Cleaning silk ties poses a unique challenge, but it can be done. Contrary to popular belief, you don't have to rely on professionals to rid your neckwear of ink, ketchup or grease stains. In fact, with a little know-how you can restore your silk ties to their original appearance without breaking a sweat.
How to Clean a Silk Tie
The first thing to remember when cleaning anything made of silk is to stay away from water. Saturating silk with water can aggravate a stain and, more importantly, it can ruin the silk by causing rings or ripples that may compromise the color or pattern. The second consideration is time. Addressing a stain right away is key when it comes to cleaning silk ties. As soon as you notice a stain, blot it with a soft cloth, paper towel, or toilet tissue. Your goal is to remove as much of the offending substance as possible.
Removing Simple Stains
Once you get home you can tackle the stain with more vigor. The following cleaning method for silk ties is simple, though it requires some patience:
- Remove the tie and lay it on a flat surface.
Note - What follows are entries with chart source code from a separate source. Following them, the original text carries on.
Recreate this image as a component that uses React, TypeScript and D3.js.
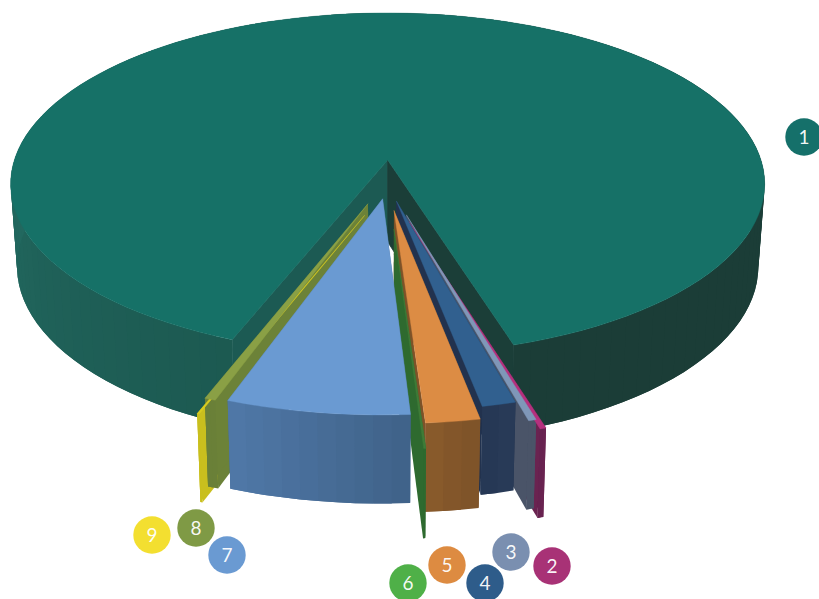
import React from "react";
import * as d3 from "d3";

// Segment labels and their share of the whole pie, clockwise.
const labels = ["1", "2", "3", "4", "5", "6", "7", "8", "9"];
const shares = [89.38, 0.22, 0.28, 1.22, 1.94, 0.08, 6.4, 0.4, 0.08];

// How far each segment is pulled out of the pie, its sideways drift and its radius.
const pullOut = [0.12, 0.24, 0.2, 0.12, 0.17, 0.27, 0.105, 0.14, 0.21];
const drift = [0.004, -0.006, 0.002, 0.004, 0.003, 0.007, 0.01, 0.006, 0.025];
const reach = [1, 1, 1, 1, 1, 1, 1.03, 1, 1];

const topColors = ["#167167", "#b5307e", "#7f97b8", "#31608f", "#dc8c44", "#3f7c38", "#6a9ad2", "#8aa045", "#d8cc20"];
const rimColors = [
  ["#1d5a53", "#22695f"],
  ["#6a2350", "#662250"],
  ["#4a5468", "#4a5468"],
  ["#283a58", "#263854"],
  ["#7d5228", "#8a5b2c"],
  ["#2e6a2f", "#2e6a2f"],
  ["#3f6288", "#5078a8"],
  ["#6a8038", "#6a8038"],
  ["#c9bf1e", "#c9bf1e"],
];
const sideColors = ["#1c4a44", "#6a2350", "#4a5468", "#22324e", "#7d5228", "#2e6a2f", "#46698f", "#6c8238", "#c9bf1e"];
const badgeColors = ["#15706a", "#a83276", "#7a8fb0", "#2e5c8a", "#dd8b41", "#4fb048", "#6a9ad2", "#7f9a45", "#f3df30"];

// Painting order: the walls of every segment first, then the top faces.
const wallOrder = [0, 8, 7, 1, 2, 3, 4, 5, 6];
const topOrder = [0, 8, 7, 5, 1, 2, 3, 4, 6];

// Badge centres around the pie.
const badgeX = [804, 552, 511, 485, 447, 408, 227, 196, 152];
const badgeY = [137, 566, 552, 583, 565, 583, 555, 528, 535];

const WIDTH = 819;
const HEIGHT = 599;
const PERSPECTIVE = 0.14;
const HUB: [number, number] = [-0.008, 0.12];
const DEG = Math.PI / 180;

const xTop = d3.scaleLinear().domain([0, 1]).range([387.5, 760.8]);
const yTop = d3.scaleLinear().domain([0, 1]).range([160, 327.6]);
const xBase = d3.scaleLinear().domain([0, 1]).range([387.5, 754.5]);
const yBase = d3.scaleLinear().domain([0, 1]).range([242, 414]);

type Pt = [number, number];
const toTop = ([x, y]: Pt): Pt => {
  const w = 1 - PERSPECTIVE * y;
  return [xTop(x / w), yTop(y / w)];
};
const toBase = ([x, y]: Pt): Pt => {
  const w = 1 - PERSPECTIVE * y;
  return [xBase(x / w), yBase(y / w)];
};

const outline = d3.line<Pt>();
const closed = (pts: Pt[]) => outline(pts) + "Z";

const START = -158.77;
const arcs = d3
  .pie<number>()
  .sort(null)
  .startAngle(START * DEG)
  .endAngle((START + 360) * DEG)(shares);

// Slice one's long rim is lit from the left and falls into shadow on the right.
const bigRim = d3
  .scaleLinear<string>()
  .domain([-160, -75, 40, 165])
  .range(["#1c5951", "#236b62", "#1b3d37", "#1b3d37"]);

function geometry(i: number) {
  const a = arcs[i];
  const mid = (a.startAngle + a.endAngle) / 2;
  const apex: Pt = [
    HUB[0] + drift[i] + pullOut[i] * Math.sin(mid),
    HUB[1] - pullOut[i] * Math.cos(mid),
  ];
  const r = reach[i];
  const at = (t: number): Pt => [apex[0] + r * Math.sin(t), apex[1] - r * Math.cos(t)];
  const span = a.endAngle - a.startAngle;
  const steps = Math.max(2, Math.ceil(span / (2.5 * DEG)));
  const angles = d3.range(steps + 1).map((k) => a.startAngle + (span * k) / steps);
  return { a, apex, rim: angles.map(at), angles, steps };
}

function Walls({ i }: { i: number }) {
  const { a, apex, rim, angles, steps } = geometry(i);
  const shade =
    i === 0
      ? (t: number) => bigRim(t / DEG)
      : d3.scaleLinear<string>().domain([a.startAngle, a.endAngle]).range(rimColors[i]);
  const wallStart = rim[0];
  const wallEnd = rim[rim.length - 1];
  const startFill = i === 0 ? "#1c5a53" : sideColors[i];
  const endFill = i === 0 ? "#1b3e38" : sideColors[i];

  const cutFaces = (
    <>
      <path
        d={closed([toTop(apex), toTop(wallStart), toBase(wallStart), toBase(apex)])}
        fill={startFill}
        stroke={i === 0 ? startFill : "none"}
        strokeWidth={0.8}
      />
      <path
        d={closed([toTop(apex), toTop(wallEnd), toBase(wallEnd), toBase(apex)])}
        fill={endFill}
        stroke={i === 0 ? endFill : "none"}
        strokeWidth={0.8}
      />
    </>
  );
  const rimStrips = d3.range(steps).map((k) => {
    // Each strip runs under the next one so no hairline shows between them.
    const far = Math.min(k + 2, steps);
    const strip = rim.slice(k, far + 1);
    return (
      <path
        key={k}
        d={closed([...strip.map(toTop), ...strip.map(toBase).reverse()])}
        fill={shade((angles[k] + angles[k + 1]) / 2) as string}
      />
    );
  });

  // The large slice opens towards the viewer, so its cut faces sit in front of its rim;
  // on the small pulled-out segments the rim is the nearest surface.
  return i === 0 ? (
    <g>
      {rimStrips}
      {cutFaces}
    </g>
  ) : (
    <g>
      {cutFaces}
      {rimStrips}
    </g>
  );
}

function TopFace({ i }: { i: number }) {
  const { apex, rim } = geometry(i);
  return (
    <path
      d={closed([toTop(apex), ...rim.map(toTop)])}
      fill={topColors[i]}
      stroke={topColors[i]}
      strokeWidth={0.4}
      strokeLinejoin="round"
    />
  );
}

export default function App() {
  return (
    <svg
      width={WIDTH}
      height={HEIGHT}
      viewBox={`0 0 ${WIDTH} ${HEIGHT}`}
      style={{ position: "fixed", left: 0, top: 0, background: "#ffffff" }}
    >
      {wallOrder.map((i) => (
        <Walls key={i} i={i} />
      ))}
      {topOrder.map((i) => (
        <TopFace key={i} i={i} />
      ))}
      {labels.map((label, i) => (
        <g key={label}>
          <circle cx={badgeX[i]} cy={badgeY[i]} r={18.7} fill={badgeColors[i]} />
          <text
            x={badgeX[i]}
            y={badgeY[i]}
            dy="0.35em"
            textAnchor="middle"
            fontFamily="Lato, 'Open Sans', sans-serif"
            fontSize={19}
            fill="#ffffff"
            fillOpacity={0.95}
          >
            {label}
          </text>
        </g>
      ))}
    </svg>
  );
}
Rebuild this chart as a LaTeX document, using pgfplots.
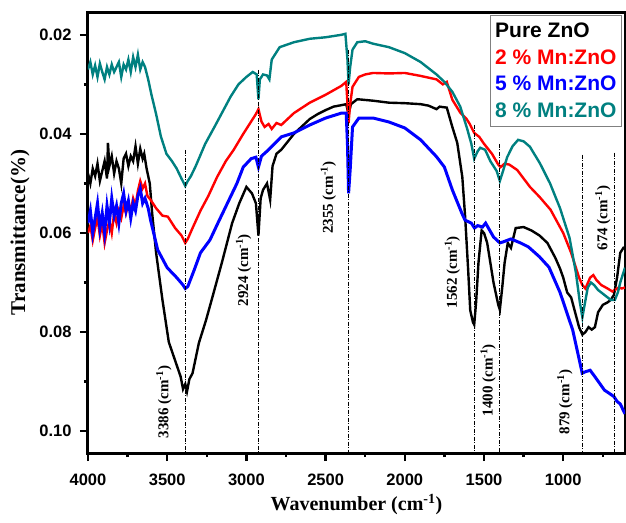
\documentclass[border=0pt]{standalone}
\usepackage{pgfplots}
\pgfplotsset{compat=1.18}
\usepackage{fontspec}
\setmainfont{Liberation Serif}
\newfontfamily\arialfont{Liberation Sans}
\definecolor{tealc}{RGB}{0,128,128}
\begin{document}
\begin{tikzpicture}
\useasboundingbox (-88pt,-69pt) rectangle (538pt,453pt);
\begin{axis}[
 at={(0pt,0pt)}, anchor=south west,
 scale only axis, width=537pt, height=441pt,
 x dir=reverse, y dir=reverse,
 xmin=610, xmax=4000, ymin=0.0154, ymax=0.1044,
 xtick={1000,1500,2000,2500,3000,3500,4000},
 minor xtick={750,1250,1750,2250,2750,3250,3750},
 ytick={0.02,0.04,0.06,0.08,0.10},
 minor ytick={0.03,0.05,0.07,0.09},
 scaled y ticks=false,
 yticklabel style={/pgf/number format/.cd, fixed, fixed zerofill, precision=2},
 xticklabel style={/pgf/number format/1000 sep={}},
 /pgf/number format/assume math mode=true,
 ticklabel style={font=\arialfont\bfseries\fontsize{16.5}{18}\selectfont},
 xticklabel shift=9pt, yticklabel shift=5pt,
 xtick pos=bottom, ytick pos=left,
 tick align=outside,
 major tick length=8pt, minor tick length=4pt,
 every tick/.append style={line width=2.5pt, black},
 axis line style={line width=3pt},
 xlabel={Wavenumber (cm\textsuperscript{-1})},
 ylabel={Transmittance(\%)},
 xlabel style={font=\bfseries\fontsize{20}{24}\selectfont, yshift=-2pt},
 ylabel style={font=\bfseries\fontsize{21}{24}\selectfont, yshift=3pt},
 legend image code/.code={},
 legend cell align=left,
 legend style={at={(1,1)}, anchor=north east, xshift=-3pt, yshift=-3pt,
   draw=gray, line width=1pt, font=\arialfont\bfseries\fontsize{21}{24}\selectfont,
   nodes={inner ysep=5.3pt, inner xsep=2pt}},
]
% Pure ZnO
\addplot[black, line width=2.4pt] coordinates {
(4000,0.0480)(3985,0.0500)(3970,0.0470)(3955,0.0485)(3940,0.0460)(3925,0.0495)(3910,0.0475)(3895,0.0455)(3880,0.0490)(3874,0.0418)(3865,0.0465)(3850,0.0445)(3835,0.0480)(3820,0.0455)(3805,0.0470)(3790,0.0500)(3775,0.0450)(3760,0.0440)(3745,0.0465)(3730,0.0445)(3715,0.0455)(3700,0.0425)(3685,0.0460)(3670,0.0430)(3655,0.0450)(3645,0.0440)(3630,0.0470)(3610,0.0500)(3595,0.0560)(3570,0.0640)(3530,0.0735)(3490,0.0820)(3445,0.0862)(3415,0.0890)(3400,0.0915)(3386,0.0905)(3375,0.0920)(3360,0.0895)(3340,0.0883)(3300,0.0822)(3255,0.0776)(3215,0.0730)(3155,0.0660)(3090,0.0580)(3045,0.0540)(3000,0.0507)(2965,0.0520)(2940,0.0540)(2924,0.0605)(2910,0.0530)(2895,0.0513)(2870,0.0500)(2850,0.0533)(2835,0.0465)(2810,0.0440)(2780,0.0432)(2750,0.0420)(2700,0.0400)(2650,0.0385)(2600,0.0370)(2550,0.0360)(2500,0.0352)(2450,0.0345)(2400,0.0342)(2370,0.0340)(2355,0.0360)(2340,0.0340)(2300,0.0330)(2200,0.0333)(2100,0.0337)(2000,0.0338)(1900,0.0340)(1850,0.0343)(1800,0.0350)(1780,0.0345)(1735,0.0347)(1700,0.0386)(1669,0.0418)(1637,0.0487)(1619,0.0568)(1600,0.0675)(1587,0.0756)(1570,0.0780)(1562,0.0785)(1550,0.0740)(1535,0.0660)(1515,0.0595)(1500,0.0600)(1480,0.0620)(1440,0.0700)(1410,0.0745)(1400,0.0755)(1385,0.0710)(1370,0.0660)(1350,0.0620)(1330,0.0630)(1300,0.0590)(1250,0.0588)(1200,0.0595)(1150,0.0605)(1100,0.0620)(1050,0.0650)(1020,0.0672)(1000,0.0690)(975,0.0720)(950,0.0730)(925,0.0760)(900,0.0790)(879,0.0805)(860,0.0800)(840,0.0790)(820,0.0795)(800,0.0790)(780,0.0760)(750,0.0745)(720,0.0740)(700,0.0735)(680,0.0725)(660,0.0690)(640,0.0640)(620,0.0630)(610,0.0632)
};
\addlegendentry{Pure ZnO}
% 2 %
\addplot[red, line width=2.4pt] coordinates {
(4000,0.0600)(3985,0.0585)(3970,0.0615)(3955,0.0590)(3940,0.0570)(3925,0.0605)(3910,0.0580)(3895,0.0620)(3880,0.0595)(3865,0.0575)(3850,0.0600)(3835,0.0560)(3820,0.0580)(3805,0.0555)(3790,0.0570)(3775,0.0545)(3760,0.0560)(3745,0.0540)(3730,0.0555)(3715,0.0530)(3700,0.0545)(3685,0.0515)(3670,0.0495)(3655,0.0510)(3640,0.0500)(3625,0.0525)(3605,0.0533)(3570,0.0550)(3530,0.0565)(3496,0.0567)(3450,0.0590)(3410,0.0605)(3386,0.0620)(3370,0.0612)(3340,0.0590)(3290,0.0555)(3240,0.0525)(3185,0.0487)(3130,0.0455)(3080,0.0432)(3020,0.0400)(2970,0.0375)(2940,0.0360)(2924,0.0350)(2905,0.0375)(2885,0.0386)(2860,0.0380)(2840,0.0390)(2810,0.0378)(2780,0.0382)(2700,0.0358)(2600,0.0337)(2500,0.0321)(2400,0.0303)(2370,0.0295)(2355,0.0378)(2345,0.0340)(2330,0.0305)(2290,0.0285)(2250,0.0280)(2200,0.0277)(2100,0.0278)(2000,0.0277)(1900,0.0283)(1800,0.0290)(1760,0.0300)(1735,0.0295)(1700,0.0331)(1650,0.0357)(1610,0.0370)(1590,0.0380)(1562,0.0398)(1530,0.0406)(1500,0.0420)(1450,0.0440)(1410,0.0462)(1395,0.0467)(1370,0.0460)(1340,0.0462)(1290,0.0473)(1210,0.0507)(1150,0.0527)(1080,0.0553)(1000,0.0600)(950,0.0640)(900,0.0690)(879,0.0705)(860,0.0712)(830,0.0690)(810,0.0685)(790,0.0695)(760,0.0705)(720,0.0712)(690,0.0718)(674,0.0715)(650,0.0710)(630,0.0712)(610,0.0710)
};
\addlegendentry{\textcolor{red}{2 \% Mn:ZnO}}
% 5 %
\addplot[blue, line width=3pt] coordinates {
(4000,0.0580)(3985,0.0555)(3970,0.0600)(3955,0.0570)(3940,0.0540)(3925,0.0590)(3910,0.0560)(3895,0.0600)(3880,0.0545)(3865,0.0580)(3850,0.0530)(3835,0.0565)(3820,0.0545)(3805,0.0580)(3790,0.0540)(3775,0.0520)(3760,0.0555)(3745,0.0535)(3730,0.0570)(3715,0.0540)(3700,0.0555)(3685,0.0525)(3670,0.0510)(3655,0.0540)(3640,0.0530)(3620,0.0550)(3605,0.0574)(3560,0.0634)(3500,0.0670)(3440,0.0690)(3400,0.0705)(3386,0.0712)(3370,0.0708)(3330,0.0675)(3290,0.0640)(3230,0.0614)(3180,0.0580)(3120,0.0540)(3060,0.0500)(3020,0.0467)(2970,0.0450)(2940,0.0447)(2924,0.0467)(2905,0.0445)(2860,0.0432)(2780,0.0406)(2700,0.0398)(2600,0.0382)(2500,0.0368)(2400,0.0358)(2370,0.0358)(2362,0.0420)(2355,0.0520)(2345,0.0473)(2330,0.0386)(2290,0.0368)(2200,0.0368)(2100,0.0376)(2000,0.0388)(1900,0.0412)(1800,0.0446)(1750,0.0467)(1700,0.0513)(1640,0.0560)(1620,0.0574)(1580,0.0580)(1560,0.0590)(1540,0.0585)(1510,0.0588)(1490,0.0580)(1440,0.0608)(1400,0.0620)(1380,0.0618)(1330,0.0612)(1270,0.0620)(1220,0.0628)(1150,0.0648)(1090,0.0669)(1020,0.0720)(940,0.0796)(880,0.0883)(860,0.0880)(830,0.0877)(800,0.0890)(740,0.0917)(680,0.0930)(660,0.0940)(640,0.0945)(625,0.0955)(610,0.0965)
};
\addlegendentry{\textcolor{blue}{5 \% Mn:ZnO}}
% 8 %
\addplot[tealc, line width=2.4pt] coordinates {
(4000,0.0270)(3985,0.0255)(3970,0.0280)(3955,0.0262)(3940,0.0285)(3925,0.0258)(3910,0.0275)(3895,0.0290)(3880,0.0265)(3865,0.0280)(3850,0.0260)(3835,0.0275)(3820,0.0265)(3805,0.0255)(3790,0.0285)(3775,0.0260)(3760,0.0270)(3745,0.0250)(3730,0.0275)(3715,0.0245)(3700,0.0265)(3685,0.0240)(3670,0.0270)(3655,0.0255)(3640,0.0265)(3620,0.0290)(3600,0.0320)(3570,0.0360)(3540,0.0405)(3505,0.0440)(3470,0.0455)(3440,0.0470)(3410,0.0490)(3386,0.0505)(3370,0.0495)(3350,0.0485)(3320,0.0465)(3260,0.0420)(3200,0.0385)(3150,0.0355)(3100,0.0325)(3050,0.0300)(3000,0.0285)(2960,0.0275)(2935,0.0280)(2924,0.0330)(2915,0.0290)(2895,0.0280)(2870,0.0282)(2855,0.0290)(2840,0.0250)(2810,0.0235)(2790,0.0225)(2700,0.0215)(2600,0.0208)(2500,0.0205)(2400,0.0200)(2375,0.0198)(2362,0.0250)(2355,0.0300)(2345,0.0265)(2330,0.0230)(2300,0.0215)(2250,0.0213)(2200,0.0218)(2100,0.0225)(2000,0.0237)(1900,0.0255)(1800,0.0280)(1750,0.0295)(1700,0.0315)(1650,0.0345)(1606,0.0390)(1580,0.0420)(1562,0.0450)(1540,0.0435)(1524,0.0428)(1493,0.0432)(1460,0.0455)(1420,0.0475)(1400,0.0495)(1380,0.0475)(1354,0.0447)(1320,0.0425)(1285,0.0412)(1250,0.0415)(1210,0.0426)(1146,0.0460)(1083,0.0500)(1020,0.0550)(960,0.0610)(920,0.0680)(895,0.0740)(879,0.0770)(865,0.0745)(845,0.0710)(825,0.0700)(805,0.0705)(780,0.0715)(740,0.0725)(700,0.0735)(674,0.0735)(655,0.0720)(640,0.0700)(620,0.0680)(610,0.0670)
};
\addlegendentry{\textcolor{tealc}{8 \% Mn:ZnO}}
% reference lines
\pgfplotsset{every axis plot/.append style={forget plot}}
\addplot[black, line width=0.8pt, dash pattern=on 4pt off 1.5pt on 1pt off 1.5pt] coordinates {(3386,0.0432)(3386,0.1044)};
\addplot[black, line width=0.8pt, dash pattern=on 4pt off 1.5pt on 1pt off 1.5pt] coordinates {(2924,0.0271)(2924,0.1044)};
\addplot[black, line width=0.8pt, dash pattern=on 4pt off 1.5pt on 1pt off 1.5pt] coordinates {(2355,0.0230)(2355,0.1044)};
\addplot[black, line width=0.8pt, dash pattern=on 4pt off 1.5pt on 1pt off 1.5pt] coordinates {(1562,0.0382)(1562,0.1044)};
\addplot[black, line width=0.8pt, dash pattern=on 4pt off 1.5pt on 1pt off 1.5pt] coordinates {(1400,0.0420)(1400,0.1044)};
\addplot[black, line width=0.8pt, dash pattern=on 4pt off 1.5pt on 1pt off 1.5pt] coordinates {(879,0.0442)(879,0.1044)};
\addplot[black, line width=0.8pt, dash pattern=on 4pt off 1.5pt on 1pt off 1.5pt] coordinates {(674,0.0438)(674,0.1044)};
\begin{scope}[every node/.style={rotate=90, font=\bfseries\fontsize{15}{18}\selectfont}]
\node at (axis cs:3521,0.0941) {3386 (cm\textsuperscript{-1})};
\node at (axis cs:3017,0.0675) {2924 (cm\textsuperscript{-1})};
\node at (axis cs:2482,0.0529) {2355 (cm\textsuperscript{-1})};
\node at (axis cs:1700,0.0679) {1562 (cm\textsuperscript{-1})};
\node at (axis cs:1474,0.0897) {1400 (cm\textsuperscript{-1})};
\node at (axis cs:989,0.0941) {879 (cm\textsuperscript{-1})};
\node at (axis cs:749,0.0570) {674 (cm\textsuperscript{-1})};
\end{scope}
\end{axis}
\end{tikzpicture}
\end{document}
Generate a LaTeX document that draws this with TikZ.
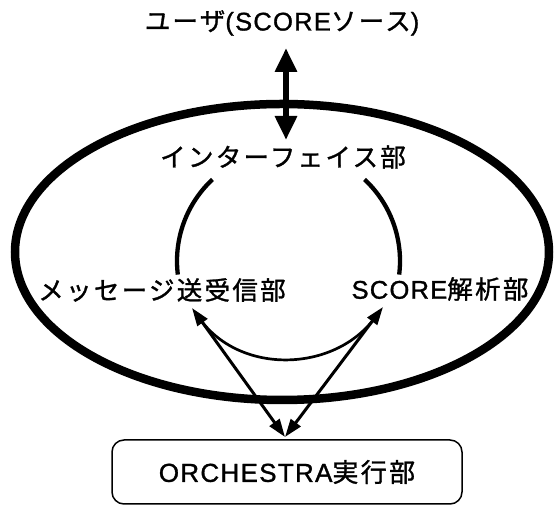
\documentclass[tikz,border=0pt]{standalone}
\usepackage{fontspec}
\setmainfont{Liberation Sans}[LetterSpace=5,FakeBold=1.2]
\newfontfamily\cjk{Noto Sans CJK JP}[LetterSpace=9,FakeBold=1.2]
\usetikzlibrary{arrows.meta,calc}
\begin{document}
\begin{tikzpicture}[x=1pt,y=1pt,
  lbl/.style={inner sep=0pt, font=\fontsize{25.5}{30}\selectfont},
  sysline/.style={line width=8.5pt},
  ringarc/.style={line width=4.3pt},
  biarrow/.style={line width=6.5pt, {Triangle[length=24pt,width=21pt]}-{Triangle[length=24pt,width=21pt]}},
  msgarrow/.style={line width=3pt, {Triangle[length=18pt,width=12pt]}-{Triangle[length=18pt,width=12pt]}},
  msgarc/.style={line width=2.7pt},
  execbox/.style={draw, rounded corners=12pt, line width=1.5pt, minimum width=350pt, minimum height=64pt, inner sep=0pt, font=\fontsize{26}{30}\selectfont}]
\useasboundingbox (0,0) rectangle (555,508);

% system ellipse
\draw[sysline] (282,256) ellipse [x radius=267, y radius=148];

% nodes
\node[lbl] (user) at (282,485) {{\cjk ユーザ}(SCORE{\cjk ソース})};
\node[lbl] (iface) at (283,351) {\cjk インターフェイス部};
\node[lbl] (msg) at (162,218) {\cjk メッセージ送受信部};
\node[lbl] (score) at (440,219) {SCORE{\cjk 解析部}};
\node[execbox] (orch) at (287,36) {ORCHESTRA{\cjk 実行部}};

% connector ends
\coordinate (uTip) at (286,460);
\coordinate (iTip) at (286,368);
\coordinate (tL) at (192,200);
\coordinate (tR) at (383,201);
\coordinate (tB) at (285,71);
\coordinate (ring) at (288.5,247);

% user <-> interface
\draw[biarrow] (uTip) -- (iTip);

% ring arcs
\draw[ringarc] ($(ring)+(133:111.5)$) arc[start angle=133, end angle=187, radius=111.5];
\draw[ringarc] ($(ring)+(47:111.5)$) arc[start angle=47, end angle=-7, radius=111.5];

% message arrows
\draw[msgarrow] (tB) -- (tL);
\draw[msgarrow] (tB) -- (tR);
\coordinate (aL) at ($(tL)!14pt!(tB)$);
\coordinate (aR) at ($(tR)!14pt!(tB)$);
\draw[msgarc] (aL) to[out=-54,in=-127] (aR);
\end{tikzpicture}
\end{document}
- Get a bottle of rubbing alcohol and pour a half cup into a small bowl.
- Dip a small washcloth or rag in the bowl, then wring it out so it doesn't drip.
- Dab at the stain with the alcohol until it begins to lift. Scrub gently if needed.
- Immediately dry the tie with a hairdryer so that the alcohol will not form a ring on the silk.
Other cleaning solutions that may work if rubbing alcohol is not available include club soda or a gentle stain remover such as Woolite. Regardless of what type of cleaner you use, it's important to test the solution on the back of the tie first to make sure it doesn't cause the colors to fade or run.
Removing Stubborn Stains
If your favorite tie is covered with grease or oil stains, cleaning it may prove a bit more challenging. Fortunately, it is not impossible to remove stubborn stains at home. Simply follow these steps to get your tie back in tip-top shape:
- Lay the tie on a clean, flat surface.
- Cover the stain with a thin layer of Borax, cornstarch or talcum powder.
- Let the tie sit for several hours, so the powder can absorb the stain.
- Wipe the powder off the tie with a towel.
This method may not work on the first try; however, it can be repeated up to three times. If the stain persists you may have to consider recycling your silk neckpiece.
Dry Cleaning Silk Ties
Many think that if they get a stain on their silk tie the best solution is to take it to the dry cleaner. However, this option may not be the best alternative. Having a tie dry cleaned repeatedly over a short period of time can result in severe damage. Dry cleaning chemicals can weaken silk and rid it of its shine. In addition, excessive ironing will eliminate those spiffy-looking rolled edges that add to a tie's sophisticated look. Before turning to the professionals to clean your silk neckwear, consider cleaning them on your own using the aforementioned stain removal methods.
Tips for Keeping Silk Ties Clean
Avoiding getting stains on silk ties is a lot easier than cleaning them after the fact. Unfortunately, if you are required to wear ties as part of your professional attire, then you will have to take precautions in order to preserve the integrity of your tie. Some tips to help keep your tie stain free include:
- Tucking the tie into a shirt or jacket or lay it over one shoulder.
- Spraying the tie with a thin layer of Scotchgard.
- Using a tie tack to keep the tie pinned to the shirt and out of harm's way.
- Covering the tie with a bib when the situation allows, such as when eating lobster or crab.
Extending the Life of a Tie
Knowing how to rid stains from your favorite neckwear is just the first step in extending the life of your silk ties. Clean ties should be hung on a hanger or placed gently in a drawer large enough that doesn't require bending or folding the silk. If you opt to hang silk ties, be sure they are not squeezed too tightly against other items in the closet. Silk needs room so that air can circulate sufficiently. Finally, avoid placing ties in direct sunlight for long periods of time, as they can fade due to overexposure.